One-Shot Shape-Based Amodal-to-Modal Instance Segmentation
Andrew Li, Michael Danielczuk, Ken Goldberg
IEEE Conference on Automation Science and Engineering (CASE), 2020.
Abstract
Image instance segmentation plays an important role in mechanical search, a task where robots must search for a target object in a cluttered scene. Perception pipelines for this task often rely on target object color or depth information and require multiple networks to segment and identify the target object. However, creating large training datasets of real images for these networks can be time intensive and the networks may require retraining for novel objects. We propose OSSIS, a single-stage One-Shot Shape-based Instance Segmentation algorithm that produces the target object modal segmentation mask in a depth image of a scene based only on a binary shape mask of the target object.
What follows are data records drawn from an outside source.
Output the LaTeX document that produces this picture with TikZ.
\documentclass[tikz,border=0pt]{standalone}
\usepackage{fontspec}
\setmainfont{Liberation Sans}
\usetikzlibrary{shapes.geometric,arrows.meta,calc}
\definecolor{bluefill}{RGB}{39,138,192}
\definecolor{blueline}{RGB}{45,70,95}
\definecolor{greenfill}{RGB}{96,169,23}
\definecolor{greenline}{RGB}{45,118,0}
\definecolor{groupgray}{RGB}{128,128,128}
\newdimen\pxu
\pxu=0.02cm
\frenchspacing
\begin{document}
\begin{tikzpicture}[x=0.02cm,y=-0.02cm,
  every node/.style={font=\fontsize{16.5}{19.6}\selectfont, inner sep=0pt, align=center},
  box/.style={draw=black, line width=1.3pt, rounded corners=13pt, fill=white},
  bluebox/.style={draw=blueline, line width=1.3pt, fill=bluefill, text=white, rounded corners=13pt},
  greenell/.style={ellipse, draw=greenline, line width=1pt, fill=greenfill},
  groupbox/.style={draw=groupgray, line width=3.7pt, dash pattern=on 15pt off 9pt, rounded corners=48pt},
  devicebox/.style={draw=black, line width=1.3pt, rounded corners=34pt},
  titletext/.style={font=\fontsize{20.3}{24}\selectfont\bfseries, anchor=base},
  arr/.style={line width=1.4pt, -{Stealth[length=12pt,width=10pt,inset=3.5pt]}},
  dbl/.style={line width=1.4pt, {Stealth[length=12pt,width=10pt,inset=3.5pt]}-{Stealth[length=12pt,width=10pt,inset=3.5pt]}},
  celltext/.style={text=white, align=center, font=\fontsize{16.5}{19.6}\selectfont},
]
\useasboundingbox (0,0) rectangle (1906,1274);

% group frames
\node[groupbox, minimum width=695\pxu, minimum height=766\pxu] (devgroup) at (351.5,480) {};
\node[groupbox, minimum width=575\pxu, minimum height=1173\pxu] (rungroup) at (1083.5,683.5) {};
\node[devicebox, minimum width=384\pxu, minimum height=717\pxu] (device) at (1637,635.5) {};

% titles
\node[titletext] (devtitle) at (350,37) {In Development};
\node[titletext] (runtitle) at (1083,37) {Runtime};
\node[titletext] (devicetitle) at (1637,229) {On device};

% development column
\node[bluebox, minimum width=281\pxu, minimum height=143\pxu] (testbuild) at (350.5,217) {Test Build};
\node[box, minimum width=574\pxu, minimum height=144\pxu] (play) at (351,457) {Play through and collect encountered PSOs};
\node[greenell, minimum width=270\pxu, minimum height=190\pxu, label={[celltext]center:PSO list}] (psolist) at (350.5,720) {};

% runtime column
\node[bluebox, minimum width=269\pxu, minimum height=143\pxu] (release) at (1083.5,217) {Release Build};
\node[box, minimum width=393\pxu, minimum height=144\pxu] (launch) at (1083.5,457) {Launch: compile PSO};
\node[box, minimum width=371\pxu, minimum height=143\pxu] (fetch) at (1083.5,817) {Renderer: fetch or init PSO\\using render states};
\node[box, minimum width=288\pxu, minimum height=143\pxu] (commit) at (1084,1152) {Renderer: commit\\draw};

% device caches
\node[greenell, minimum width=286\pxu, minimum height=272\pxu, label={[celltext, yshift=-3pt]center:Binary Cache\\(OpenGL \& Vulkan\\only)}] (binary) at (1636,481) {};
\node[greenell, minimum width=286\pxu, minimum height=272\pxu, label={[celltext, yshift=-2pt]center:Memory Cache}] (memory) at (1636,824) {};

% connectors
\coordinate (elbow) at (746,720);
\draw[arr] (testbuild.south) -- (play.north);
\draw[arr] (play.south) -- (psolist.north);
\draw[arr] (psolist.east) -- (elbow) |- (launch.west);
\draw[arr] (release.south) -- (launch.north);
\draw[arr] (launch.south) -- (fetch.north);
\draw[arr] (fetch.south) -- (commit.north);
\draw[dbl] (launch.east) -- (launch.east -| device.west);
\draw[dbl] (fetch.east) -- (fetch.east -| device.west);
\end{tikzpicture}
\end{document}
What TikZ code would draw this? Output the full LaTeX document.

We train a fully-convolutional Siamese network with 800,000 pairs of synthetic binary target object masks and scene depth images, then evaluate the network with real target objects never seen during training in densely-cluttered scenes with target object occlusions. OSSIS achieves a one-shot mean intersection-over-union (mIoU) of 0.38 on the real data, improving on filter matching and two-stage CNN baselines by 21% and 6%, respectively, while reducing computation time by 50 times as compared to the two-stage CNN due in part to the fact that OSSIS is one-stage and does not require pairwise segmentation mask comparisons.